> Written task
Pictures stay out of this copy, which runs from the first line of the material through the line containing "plt.rcParams['font.family'] = ['Lato', 'DejaVu".

> Extracted data
_____

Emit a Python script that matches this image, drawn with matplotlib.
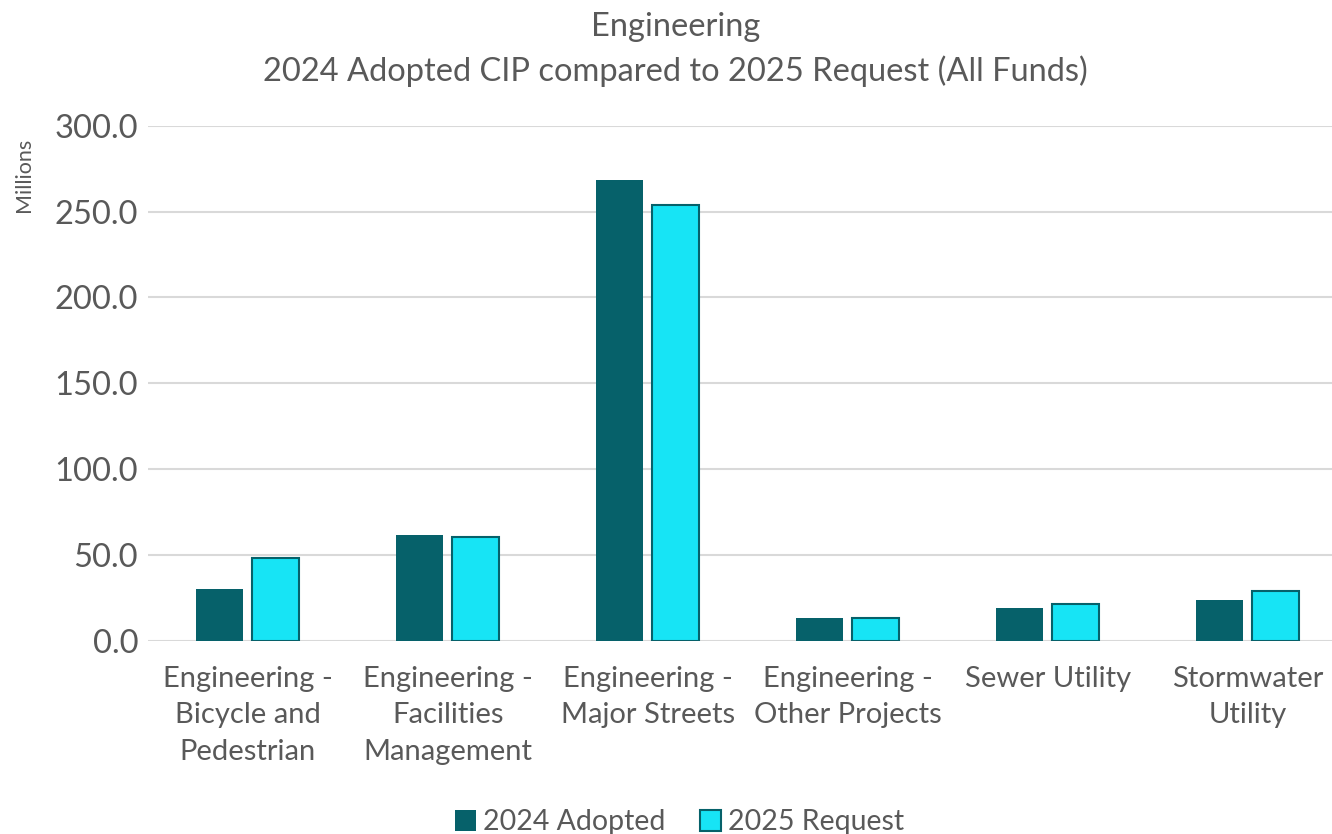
import matplotlib.pyplot as plt
import numpy as np

plt.rcParams['font.family'] = ['Lato', 'DejaVu Sans']

categories = ['Engineering -\nBicycle and\nPedestrian', 'Engineering -\nFacilities\nManagement',
              'Engineering -\nMajor Streets', 'Engineering -\nOther Projects',
              'Sewer Utility', 'Stormwater\nUtility']
adopted_2024 = [29.8, 61.3, 268.7, 13.4, 19.1, 23.4]
request_2025 = [47.9, 60.2, 254.1, 13.0, 21.0, 28.6]

grey = '#595959'
dark = '#06616A'
cyan = '#17E4F5'

fig = plt.figure(figsize=(13.32, 8.34), dpi=100)
# plot area runs a little past the right edge, like the original export
ax = fig.add_axes([0.111, 0.232, 0.901, 0.617])

x = np.arange(len(categories))
w = 0.235
gap = 0.045
ax.bar(x - (w + gap) / 2, adopted_2024, w, color=dark, label='2024 Adopted', zorder=3)
ax.bar(x + (w + gap) / 2, request_2025, w, color=cyan, edgecolor=dark, linewidth=1.5,
       label='2025 Request', zorder=3)

ax.set_xlim(-0.5, len(categories) - 0.5)
ax.set_ylim(0, 300)
ax.set_yticks(np.arange(0, 301, 50))
ax.set_yticklabels(['%.1f' % v for v in np.arange(0, 301, 50)])
ax.set_xticks(x)
ax.set_xticklabels(categories, linespacing=1.5)
ax.grid(axis='y', color='#d9d9d9', linewidth=1.5, zorder=0)
for s in ax.spines.values():
    s.set_visible(False)
ax.tick_params(axis='both', length=0, colors=grey)
ax.tick_params(axis='x', pad=18, labelsize=21)
ax.tick_params(axis='y', pad=7, labelsize=23.5)

fig.text(0.018, 0.79, 'Millions', rotation=90, fontsize=15.5, color=grey, ha='center', va='center')
fig.text(0.507, 0.968, 'Engineering', fontsize=23.5, color=grey, ha='center', va='center')
fig.text(0.507, 0.915, '2024 Adopted CIP compared to 2025 Request (All Funds)', fontsize=23.5,
         color=grey, ha='center', va='center')

leg = fig.legend(loc='lower center', bbox_to_anchor=(0.51, -0.032), ncol=2, frameon=False,
                 fontsize=20.5, handlelength=0.75, handleheight=0.75, handletextpad=0.25,
                 columnspacing=1.2)
for t in leg.get_texts():
    t.set_color(grey)

fig.savefig('out.png', dpi=100)
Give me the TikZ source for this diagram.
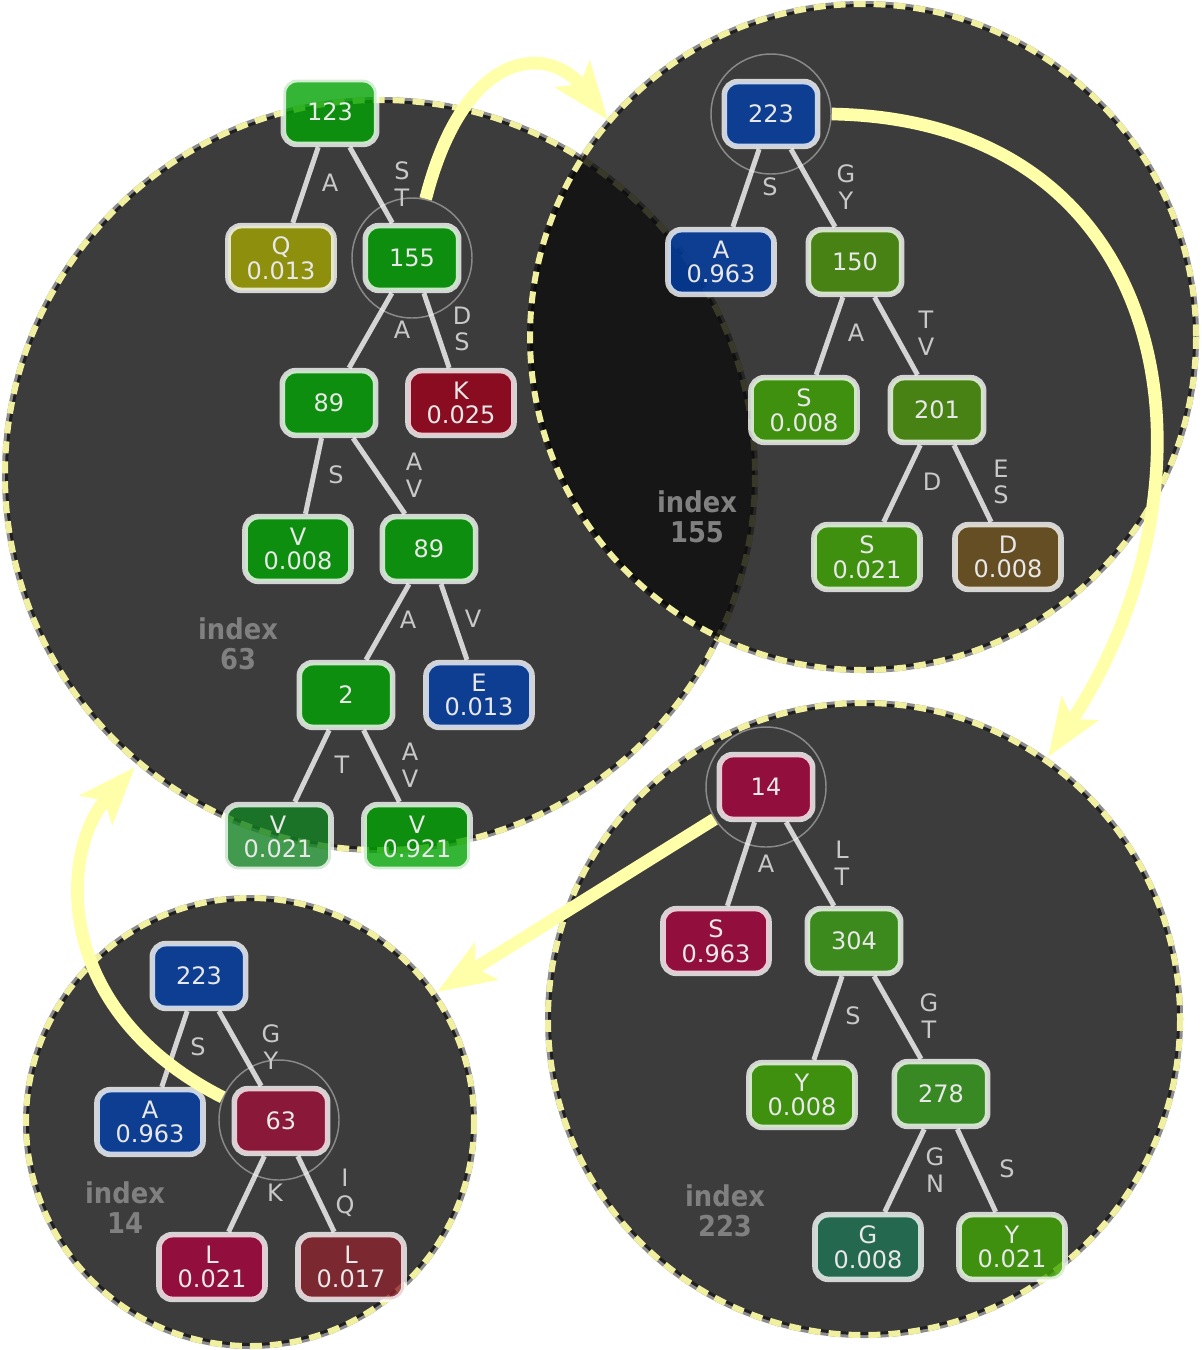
\documentclass[tikz,border=0pt]{standalone}
\usepackage{fontspec}
\setmainfont{DejaVu Sans}
\newfontfamily\idxfamily{DejaVu Sans}[FakeStretch=0.9]
\usepackage{tikz}
\usetikzlibrary{arrows.meta, positioning}

\newcommand{\treefont}{\fontsize{18}{18.5}\selectfont}
\newcommand{\lblfont}{\fontsize{18}{20}\selectfont}
\newcommand{\idxfont}{\idxfamily\bfseries\fontsize{21.5}{22.5}\selectfont}

\definecolor{discgray}{RGB}{13,13,13}
\definecolor{leafgreen}{RGB}{3,163,3}
\definecolor{mossgreen}{RGB}{19,129,35}
\definecolor{olive}{RGB}{164,164,3}
\definecolor{wine}{RGB}{158,0,25}
\definecolor{deepblue}{RGB}{3,63,168}
\definecolor{olivegreen}{RGB}{75,148,10}
\definecolor{grassgreen}{RGB}{64,166,3}
\definecolor{umber}{RGB}{113,83,30}
\definecolor{crimson}{RGB}{168,3,60}
\definecolor{fern}{RGB}{60,158,23}
\definecolor{fernb}{RGB}{55,155,30}
\definecolor{tealgreen}{RGB}{30,115,85}
\definecolor{rosewood}{RGB}{158,15,55}
\definecolor{brick}{RGB}{141,35,45}
\definecolor{lblgray}{RGB}{200,200,200}
\definecolor{idxgray}{RGB}{128,128,128}
\definecolor{hopyellow}{RGB}{255,255,170}
\definecolor{rimyellow}{RGB}{240,240,160}

\begin{document}
\begin{tikzpicture}[x=0.75pt, y=-0.75pt,
    disc/.style={fill=discgray, fill opacity=0.805},
    rim/.style={draw=black, draw opacity=0.45, line width=4.5pt},
    rimdash/.style={draw=rimyellow, line width=4.5pt, dash pattern=on 9pt off 6pt},
    tnode/.style={rectangle, rounded corners=10pt, draw=white, draw opacity=0.78, line width=4.2pt,
        fill opacity=0.8, text opacity=1, text={rgb,255:red,232;green,232;blue,232},
        minimum width=70pt, minimum height=48.5pt, inner xsep=14pt, inner ysep=7pt,
        align=center, font=\treefont},
    link/.style={draw=white, draw opacity=0.78, line width=3.75pt},
    lbl/.style={text=lblgray, font=\lblfont, align=center, inner sep=0pt},
    idx/.style={text=idxgray, font=\idxfont, align=center, inner sep=0pt},
    ring/.style={circle, draw=white, draw opacity=0.4, line width=1.1pt, minimum size=90pt, inner sep=0pt},
    hop/.style={draw=hopyellow, line width=9.5pt, -{Stealth[length=43pt, width=32pt, inset=9pt]}}]

    \fill[white] (0,0) rectangle (1202,1350);
    \useasboundingbox (0,0) rectangle (1202,1350);

    % Index 63
    \fill[disc] (380,475) circle[radius=375];
    \draw[rim] (380,475) circle[radius=375];
    \draw[rimdash] (380,475) circle[radius=375];

    \node[tnode, fill=leafgreen] (n123) at (330,112) {123};
    \node[tnode, fill=olive] (nQ) at (281,258) {Q\\0.013};
    \node[tnode, fill=leafgreen] (n155) at (412,258) {155};
    \node[tnode, fill=leafgreen] (n89a) at (329,403) {89};
    \node[tnode, fill=wine] (nK) at (461,403) {K\\0.025};
    \node[tnode, fill=leafgreen] (nV8) at (298,549) {V\\0.008};
    \node[tnode, fill=leafgreen] (n89b) at (429,549) {89};
    \node[tnode, fill=leafgreen] (n2) at (346,695) {2};
    \node[tnode, fill=deepblue] (nE) at (479,695) {E\\0.013};
    \node[tnode, fill=mossgreen] (nV21) at (278,837) {V\\0.021};
    \node[tnode, fill=leafgreen] (nV921) at (417,837) {V\\0.921};
    \node[ring] (r155) at (412,258) {};

    \draw[link] (n123) -- (nQ);
    \draw[link] (n123) -- (n155);
    \draw[link] (n155) -- (n89a);
    \draw[link] (n155) -- (nK);
    \draw[link] (n89a) -- (nV8);
    \draw[link] (n89a) -- (n89b);
    \draw[link] (n89b) -- (n2);
    \draw[link] (n89b) -- (nE);
    \draw[link] (n2) -- (nV21);
    \draw[link] (n2) -- (nV921);

    \node[lbl] (la1) at (330,183) {A};
    \node[lbl] (la2) at (402,184) {S\\T};
    \node[lbl] (la3) at (402,330) {A};
    \node[lbl] (la4) at (462,329) {D\\S};
    \node[lbl] (la5) at (336,475) {S};
    \node[lbl] (la6) at (414,475) {A\\V};
    \node[lbl] (la7) at (408,620) {A};
    \node[lbl] (la8) at (473,619) {V};
    \node[lbl] (la9) at (342,765) {T};
    \node[lbl] (la10) at (410,765) {A\\V};
    \node[idx] (i63) at (238,644) {index\\63};

    % Index 155
    \fill[disc] (863,337) circle[radius=333];
    \draw[rim] (863,337) circle[radius=333];
    \draw[rimdash] (863,337) circle[radius=333];

    \node[tnode, fill=deepblue] (m223) at (771,114) {223};
    \node[tnode, fill=deepblue] (mA) at (721,262) {A\\0.963};
    \node[tnode, fill=olivegreen] (m150) at (855,262) {150};
    \node[tnode, fill=grassgreen] (mS8) at (804,410) {S\\0.008};
    \node[tnode, fill=olivegreen] (m201) at (937,410) {201};
    \node[tnode, fill=grassgreen] (mS21) at (867,557) {S\\0.021};
    \node[tnode, fill=umber] (mD8) at (1008,557) {D\\0.008};
    \node[ring] (r223) at (771,114) {};

    \draw[link] (m223) -- (mA);
    \draw[link] (m223) -- (m150);
    \draw[link] (m150) -- (mS8);
    \draw[link] (m150) -- (m201);
    \draw[link] (m201) -- (mS21);
    \draw[link] (m201) -- (mD8);

    \node[lbl] (lb1) at (770,187) {S};
    \node[lbl] (lb2) at (846,187) {G\\Y};
    \node[lbl] (lb3) at (856,333) {A};
    \node[lbl] (lb4) at (926,333) {T\\V};
    \node[lbl] (lb5) at (932,482) {D};
    \node[lbl] (lb6) at (1001,482) {E\\S};
    \node[idx] (i155) at (697,517) {index\\155};

    % Index 223
    \fill[disc] (864,1019) circle[radius=316];
    \draw[rim] (864,1019) circle[radius=316];
    \draw[rimdash] (864,1019) circle[radius=316];

    \node[tnode, fill=crimson] (p14) at (766,787) {14};
    \node[tnode, fill=crimson] (pS) at (716,941) {S\\0.963};
    \node[tnode, fill=fern] (p304) at (854,941) {304};
    \node[tnode, fill=grassgreen] (pY8) at (802,1095) {Y\\0.008};
    \node[tnode, fill=fernb] (p278) at (941,1094) {278};
    \node[tnode, fill=tealgreen] (pG) at (868,1247) {G\\0.008};
    \node[tnode, fill=grassgreen] (pY21) at (1012,1247) {Y\\0.021};
    \node[ring] (r14) at (766,787) {};

    \draw[link] (p14) -- (pS);
    \draw[link] (p14) -- (p304);
    \draw[link] (p304) -- (pY8);
    \draw[link] (p304) -- (p278);
    \draw[link] (p278) -- (pG);
    \draw[link] (p278) -- (pY21);

    \node[lbl] (lc1) at (766,864) {A};
    \node[lbl] (lc2) at (842,863) {L\\T};
    \node[lbl] (lc3) at (853,1016) {S};
    \node[lbl] (lc4) at (929,1016) {G\\T};
    \node[lbl] (lc5) at (935,1170) {G\\N};
    \node[lbl] (lc6) at (1007,1169) {S};
    \node[idx] (i223) at (725,1211) {index\\223};

    % Index 14
    \fill[disc] (250,1122) circle[radius=224];
    \draw[rim] (250,1122) circle[radius=224];
    \draw[rimdash] (250,1122) circle[radius=224];

    \node[tnode, fill=deepblue] (q223) at (199,976) {223};
    \node[tnode, fill=deepblue] (qA) at (150,1122) {A\\0.963};
    \node[tnode, fill=rosewood] (q63) at (281,1121) {63};
    \node[tnode, fill=crimson] (qL21) at (212,1267) {L\\0.021};
    \node[tnode, fill=brick] (qL17) at (351,1267) {L\\0.017};
    \node[ring] (r63) at (279,1120) {};

    \draw[link] (q223) -- (qA);
    \draw[link] (q223) -- (q63);
    \draw[link] (q63) -- (qL21);
    \draw[link] (q63) -- (qL17);

    \node[lbl] (ld1) at (198,1047) {S};
    \node[lbl] (ld2) at (271,1047) {G\\Y};
    \node[lbl] (ld3) at (275,1193) {K};
    \node[lbl] (ld4) at (345,1193) {I\\Q};
    \node[idx] (i14) at (125,1208) {index\\14};

    % Hops between indices
    \coordinate (t1) at (608,120);
    \coordinate (t2) at (1048,757);
    \coordinate (t3) at (437,992);
    \coordinate (t4) at (135,767);
    \draw[hop] (r155.77) .. controls (465,45) and (550,45) .. (t1);
    \draw[hop] (r223.east) .. controls (1180,120) and (1230,480) .. (t2);
    \draw[hop] (r14) -- (t3);
    \draw[hop] (r63.158) .. controls (50,1010) and (60,850) .. (t4);
\end{tikzpicture}
\end{document}
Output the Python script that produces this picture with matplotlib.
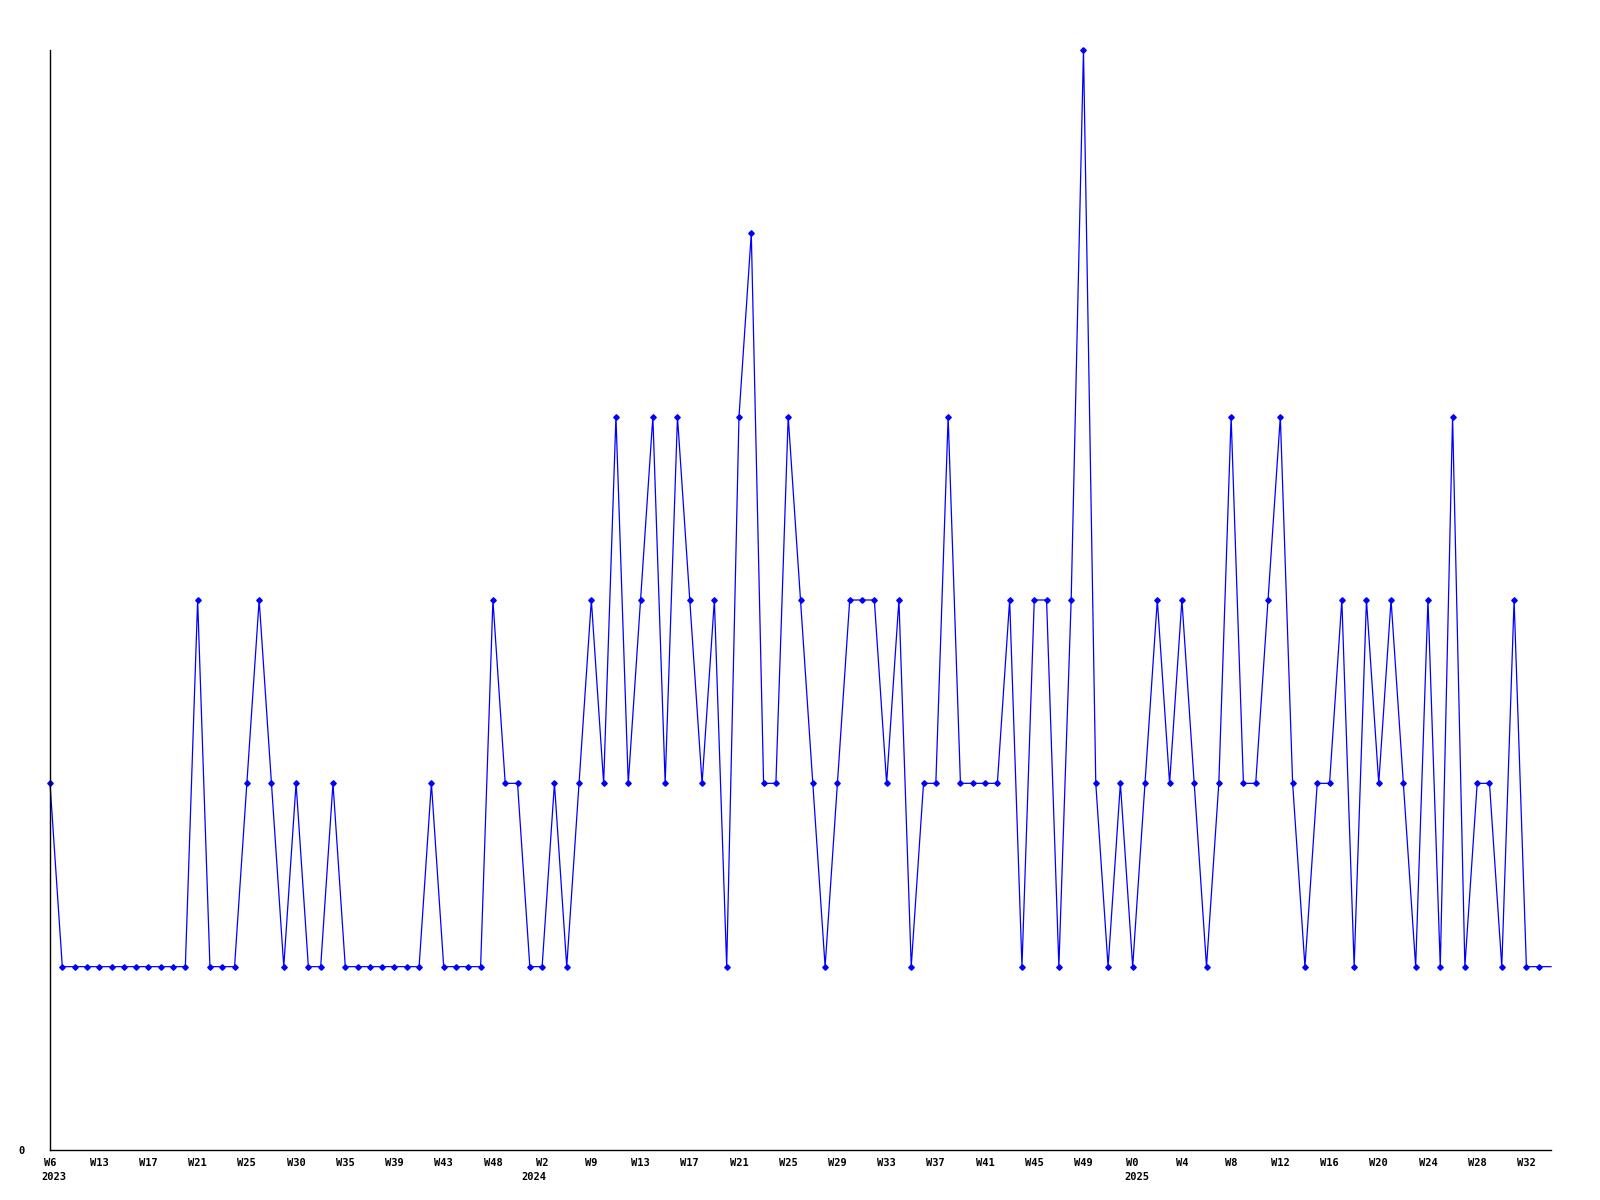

_____

> Exercise response
Emit a Python script that matches this image, drawn with matplotlib.
import matplotlib.pyplot as plt
import numpy as np

plt.rcParams['font.family'] = ['Lato', 'DejaVu Sans']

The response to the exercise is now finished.